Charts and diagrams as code
* * *
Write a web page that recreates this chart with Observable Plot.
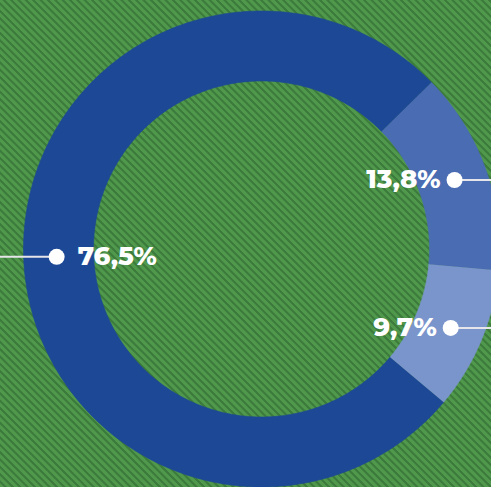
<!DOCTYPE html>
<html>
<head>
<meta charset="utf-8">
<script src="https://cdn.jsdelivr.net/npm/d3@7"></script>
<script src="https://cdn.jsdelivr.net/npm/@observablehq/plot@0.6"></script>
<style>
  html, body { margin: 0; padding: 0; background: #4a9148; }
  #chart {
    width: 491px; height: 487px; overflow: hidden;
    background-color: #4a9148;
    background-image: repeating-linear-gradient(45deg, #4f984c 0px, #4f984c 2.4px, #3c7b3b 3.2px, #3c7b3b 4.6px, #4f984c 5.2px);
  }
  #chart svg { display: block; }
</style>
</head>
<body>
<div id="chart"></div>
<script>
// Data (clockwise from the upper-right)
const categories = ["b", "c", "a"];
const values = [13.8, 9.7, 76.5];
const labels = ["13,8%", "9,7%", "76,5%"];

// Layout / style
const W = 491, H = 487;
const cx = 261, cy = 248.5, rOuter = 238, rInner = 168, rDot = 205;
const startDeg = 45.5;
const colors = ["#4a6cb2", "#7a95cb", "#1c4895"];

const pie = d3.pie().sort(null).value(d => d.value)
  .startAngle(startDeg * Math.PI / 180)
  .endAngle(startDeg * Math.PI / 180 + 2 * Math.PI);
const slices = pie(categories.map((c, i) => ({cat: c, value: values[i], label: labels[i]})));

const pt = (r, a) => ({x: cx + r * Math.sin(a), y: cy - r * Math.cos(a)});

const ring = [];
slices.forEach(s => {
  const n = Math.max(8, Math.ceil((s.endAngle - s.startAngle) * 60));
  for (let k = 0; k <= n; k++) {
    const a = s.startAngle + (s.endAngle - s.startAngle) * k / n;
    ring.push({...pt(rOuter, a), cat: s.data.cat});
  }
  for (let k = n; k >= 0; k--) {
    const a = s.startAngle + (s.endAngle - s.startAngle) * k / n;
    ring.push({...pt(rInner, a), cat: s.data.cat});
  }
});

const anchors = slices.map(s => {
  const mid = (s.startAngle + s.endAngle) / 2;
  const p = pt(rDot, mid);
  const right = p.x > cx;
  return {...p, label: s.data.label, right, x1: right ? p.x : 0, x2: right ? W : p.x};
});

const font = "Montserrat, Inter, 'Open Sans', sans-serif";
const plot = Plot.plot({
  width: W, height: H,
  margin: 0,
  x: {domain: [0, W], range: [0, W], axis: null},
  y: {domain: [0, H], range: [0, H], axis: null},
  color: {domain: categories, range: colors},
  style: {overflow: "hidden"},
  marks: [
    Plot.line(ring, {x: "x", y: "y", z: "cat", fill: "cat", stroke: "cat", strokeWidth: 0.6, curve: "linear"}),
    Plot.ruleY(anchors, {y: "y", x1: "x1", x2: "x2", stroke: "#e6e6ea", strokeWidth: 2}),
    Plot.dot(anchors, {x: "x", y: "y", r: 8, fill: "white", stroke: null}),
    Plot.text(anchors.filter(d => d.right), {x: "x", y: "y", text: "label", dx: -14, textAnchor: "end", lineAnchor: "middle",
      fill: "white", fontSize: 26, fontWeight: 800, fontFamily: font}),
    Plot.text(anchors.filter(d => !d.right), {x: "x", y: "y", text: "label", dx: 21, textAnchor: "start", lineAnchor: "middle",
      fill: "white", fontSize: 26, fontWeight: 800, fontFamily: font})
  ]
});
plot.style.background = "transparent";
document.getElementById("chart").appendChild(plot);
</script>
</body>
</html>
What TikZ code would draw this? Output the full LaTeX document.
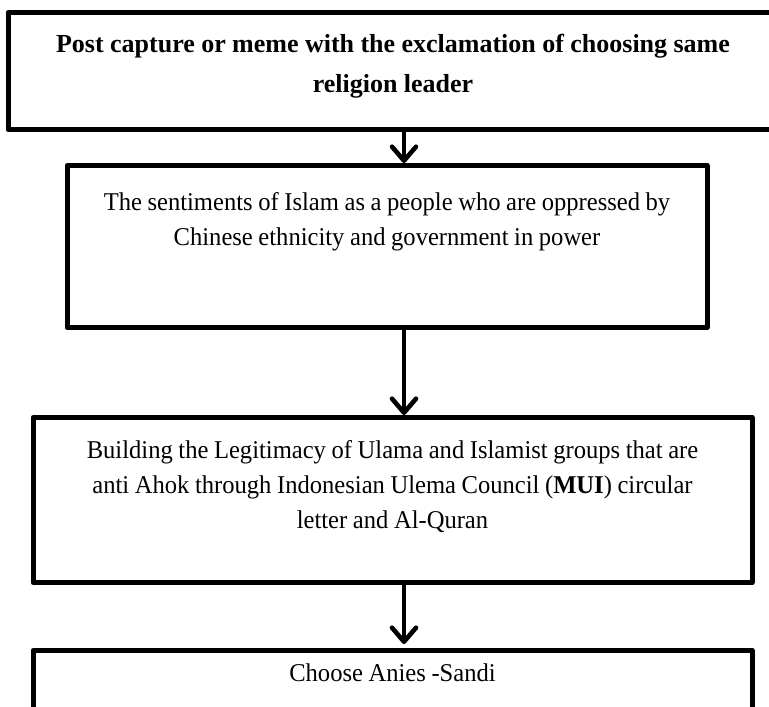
* * *
What you are asked to do |
Every record above should come back exactly, but without its pictures.

Answer for this exercise |
Write a web page that recreates this chart with Observable Plot.
<!DOCTYPE html>
<html>
<head>
<meta charset="utf-8">
<script src="https://cdn.jsdelivr.net/npm/d3@7"></script>
<script src="https://cdn.jsdelivr.net/npm/@observablehq/plot@0.6"></script>
<style>
  html, body { margin: 0; padding: 0; background: #4a9148; }
  #chart {
    width: 491px; height: 487px; overflow: hidden;
    background-color: #4a9148;
    background-image: repeating-linear-gradient(45deg, #4f984c 0px, #4f984c 2.4px, #3c7b3b 3.2px, #3c7b3b 4.6px, #4f984c 5.2px);
  }
  #chart svg { display: block; }
</style>
</head>
<body>
<div id="chart"></div>
<script>
// Data (clockwise from the upper-right)
const categories = ["b", "c", "a"];
const values = [13.8, 9.7, 76.5];
const labels = ["13,8%", "9,7%", "76,5%"];

// Layout / style
const W = 491, H = 487;
const cx = 261, cy = 248.5, rOuter = 238, rInner = 168, rDot = 205;
const startDeg = 45.5;
const colors = ["#4a6cb2", "#7a95cb", "#1c4895"];

const pie = d3.pie().sort(null).value(d => d.value)
  .startAngle(startDeg * Math.PI / 180)
  .endAngle(startDeg * Math.PI / 180 + 2 * Math.PI);
const slices = pie(categories.map((c, i) => ({cat: c, value: values[i], label: labels[i]})));

const pt = (r, a) => ({x: cx + r * Math.sin(a), y: cy - r * Math.cos(a)});

const ring = [];
slices.forEach(s => {
  const n = Math.max(8, Math.ceil((s.endAngle - s.startAngle) * 60));
  for (let k = 0; k <= n; k++) {
    const a = s.startAngle + (s.endAngle - s.startAngle) * k / n;
    ring.push({...pt(rOuter, a), cat: s.data.cat});
  }
  for (let k = n; k >= 0; k--) {
    const a = s.startAngle + (s.endAngle - s.startAngle) * k / n;
    ring.push({...pt(rInner, a), cat: s.data.cat});
  }
});

const anchors = slices.map(s => {
  const mid = (s.startAngle + s.endAngle) / 2;
  const p = pt(rDot, mid);
  const right = p.x > cx;
  return {...p, label: s.data.label, right, x1: right ? p.x : 0, x2: right ? W : p.x};
});

const font = "Montserrat, Inter, 'Open Sans', sans-serif";
const plot = Plot.plot({
  width: W, height: H,
  margin: 0,
  x: {domain: [0, W], range: [0, W], axis: null},
  y: {domain: [0, H], range: [0, H], axis: null},
  color: {domain: categories, range: colors},
  style: {overflow: "hidden"},
  marks: [
    Plot.line(ring, {x: "x", y: "y", z: "cat", fill: "cat", stroke: "cat", strokeWidth: 0.6, curve: "linear"}),
    Plot.ruleY(anchors, {y: "y", x1: "x1", x2: "x2", stroke: "#e6e6ea", strokeWidth: 2}),
    Plot.dot(anchors, {x: "x", y: "y", r: 8, fill: "white", stroke: null}),
    Plot.text(anchors.filter(d => d.right), {x: "x", y: "y", text: "label", dx: -14, textAnchor: "end", lineAnchor: "middle",
      fill: "white", fontSize: 26, fontWeight: 800, fontFamily: font}),
    Plot.text(anchors.filter(d => !d.right), {x: "x", y: "y", text: "label", dx: 21, textAnchor: "start", lineAnchor: "middle",
      fill: "white", fontSize: 26, fontWeight: 800, fontFamily: font})
  ]
});
plot.style.background = "transparent";
document.getElementById("chart").appendChild(plot);
</script>
</body>
</html>
What TikZ code would draw this? Output the full LaTeX document.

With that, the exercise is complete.